Futbolda “orta sahada top gezdirme” diye bir tabir vardır gol atmayalım golde yemeyelim vaziyeti idare edelim.

Türkiye’de herhangi bir sivil toplum örgütü ülkenin iktidar partisine seçimlerden önce milletvekili listesi dayatabilir mi?

Hiç görülmedi partiler STK’lardan bir veya en çok birkaç temsilci milletvekili adayı gösterir listelerinde.

Bir STK, bir iktidar partisi başkanına kapsamlı 100’ün üstünde ismi içine alan aday listesi dayatma hakkını kendisinde görme cüretini görüyorsa, o STK ile o partinin ilişkisini ancak ortaklık olarak açıklayabiliriz.

Ak Parti öncesi FETÖ varlığı vardı tabii. Fakat kuruluşundan 2002’ye kadar devlet kurumlarında etkisi git gide artan bir sivil toplum kuruluşu olarak idi.
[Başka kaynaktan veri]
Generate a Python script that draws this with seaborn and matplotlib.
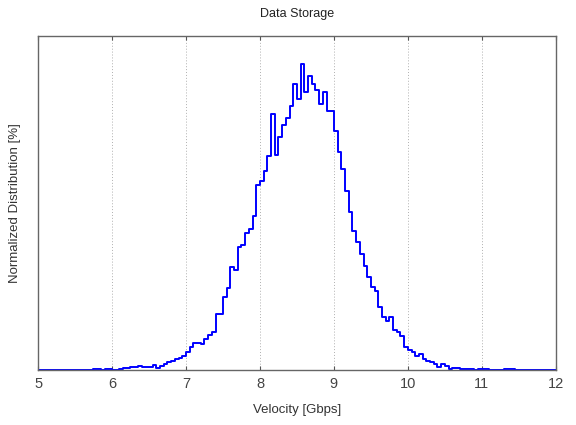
import numpy as np
import pandas as pd
import matplotlib
matplotlib.use("Agg")
import matplotlib.pyplot as plt
import seaborn as sns

# histogram bins, 0.05 Gbps wide, 5 -> 12
bin_edges = np.linspace(5, 12, 141)
bin_centers = (bin_edges[:-1] + bin_edges[1:]) / 2

# counts per bin (index 0 = 5.00-5.05)
counts = np.zeros(140)
counts[15:60] = [1, 1, 0, 1, 1, 0.5, 0.5, 1, 2, 2, 3, 3, 4, 3, 3, 3, 5, 2, 4, 6,
                 8, 9, 11, 12, 14, 18, 23, 27, 27, 26, 31, 35, 38, 56, 56, 73, 82,
                 103, 100, 123, 125, 137, 141, 154, 185]
counts[60:100] = [189, 199, 214, 256, 215, 233, 245, 252, 264, 286, 271, 306, 278,
                  294, 286, 280, 266, 278, 259, 259, 239, 218, 201, 179, 158, 139,
                  128, 116, 104, 93, 83, 79, 63, 53, 49, 53, 40, 38, 34, 23]
counts[100:129] = [20, 18, 14, 16, 11, 9, 8, 6, 3, 6, 4, 1, 2, 2, 1, 1, 1, 1, 0.5,
                   1, 1, 1, 0.5, 0, 0, 0, 1, 1, 1]

x_ticks = [5, 6, 7, 8, 9, 10, 11, 12]

df = pd.DataFrame({"velocity": bin_centers, "n": counts})

sns.set_style("white")
plt.rcParams["font.family"] = ["Liberation Sans", "DejaVu Sans"]

fig = plt.figure(figsize=(5.76, 4.25), dpi=100)
ax = fig.add_axes([0.066, 0.129, 0.899, 0.786])

sns.histplot(data=df, x="velocity", weights="n", binwidth=0.05, binrange=(5, 12),
             stat="percent", element="step", fill=False, color="#0000ff",
             linewidth=1.4, ax=ax)

ax.set_xlim(5, 12)
pct_max = counts.max() / counts.sum() * 100
ax.set_ylim(0, pct_max * 1.092)
ax.set_xticks(x_ticks)
ax.set_xticklabels([str(t) for t in x_ticks])
ax.set_yticks([])
for t in x_ticks[1:-1]:
    ax.axvline(t, color="#b0b0b0", lw=0.7, ls=(0, (1, 2)), zorder=0)

ax.tick_params(axis="x", direction="in", top=True, bottom=True, length=3,
               width=0.8, color="#555555", labelsize=10.5, labelcolor="#444444", pad=5)
for s in ax.spines.values():
    s.set_color("#666666")
    s.set_linewidth(1.0)

ax.set_title("Data Storage", fontsize=9, color="#222222", pad=14)
ax.set_xlabel("Velocity [Gbps]", fontsize=9.5, color="#333333", labelpad=9)
ax.set_ylabel("Normalized Distribution [%]", fontsize=9.5, color="#333333", labelpad=12)

fig.savefig("out.png", dpi=100)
Ama Ak Parti kuruluşu ve iktidara gelişi itibarı ile devleti yönetmeye ortak bir örgüt oldu.

Devlet katında bir işi olan herkes 2002 - 2013 arası işinin yürümesi için (iş ne olursa olsun ) mutlaka FETÖ’nün kapısına uğranması ve olur alınması gerçeğini yaşamışlardır.

Devlet katında güç ancak siyasal yapının kullanabildiği bir erktir.

Siyasal iktidar sahiplerinin müsaade etmedikleri, yol vermedikleri bir dış kurum devlette söz sahibi olabilir mi tabiî ki olamaz.

CİA menşeli kumpaslar, sahte Ergenekon, Balyoz casusluk davalarında hep Ak Parti - FETÖ ortaklıklarını görebiliyoruz.

Bu durumu en bariz açıklayan davranış ortaklardan biri olan Ak Parti başkanı ve devletin zamanın başbakanı Tayyip Erdoğan’ın Türk ordusuna pusu olan Ergenekon ve Balyoz davalarının savcısı olduğunu, partisinin gurup toplantısında dile getirmesi ve davaları açan FETÖ’cü savcıya zırhlı makam arabasını tahsis etmesi sayılabilir.

2002’de kurulan bu resmi ortaklık 2010’da artık birlikte referandum yapıp devletin yüksek adalet kurumlarının ortaklardan FETÖ’ye teslim edilişi ile de sonuçlanmıştı.

2004 itibarı ile Ak Parti - FETÖ ortaklığı kazanılan belediyelerde daire başkanlıklarının paylaşılması bakanlıklarda genel müdürlüklerin paylaşılması şeklinde kurulmuş ve tam 11 yıl sürmüştü.

MHP Genel Başkanı Devlet Bahçeli son olarak FETÖ’nün siyasi ayağının ortaya çıkarılması gerektiğini söylemiş, çaycı, çorbacının ceza evinde olduğunu, ordu ayağının da tespit edildiğini, ama sivil siyaset ayağının ortaya çıkarılmadığını, çıkarılması gerektiğini söyledi.

Tabii bir gaz alma görülüyor söylemde.

Herkes biliyor ki TBMM’ye “FETÖ’nün siyasi ayağının ortaya çıkarılması için komisyon kurulması” için iki kez müracaat edildi ve Sayın Bahçeli’nin parti gurubu da bu önergeye ret reyi vermişti.

Muhalefet partileri diyor ki FETÖ’nün siyasi ayağının ortaya çıkarılması için komisyon kurulması teklifini MHP meclise getirirse biz de olumlu rey vereceğiz.

Bahçeli bey ters köşe olmamak için söylediklerinin gereğini yapmalıdır.

Müracaat edecekleri meclis Atatürk’ün istiklal savaşımızı gün gün beraber yönettiği meclistir.

İstiklal savaşını kazanan meclis FETÖ’nün siyasi ayağını mı ortaya çıkaramayacak?

Kendi yazdıkları atadıkları milletvekillerine güvenmiyorlarsa o başka tabii.

İşi sulandırmaya gerek yok.

Bir tavsiyede de bulunalım, Ak Partililer FETÖ’nün siyasi ayağını merak ediyorlarsa ki, merak ettiklerinden emin değilim aynaya baksınlar yeter.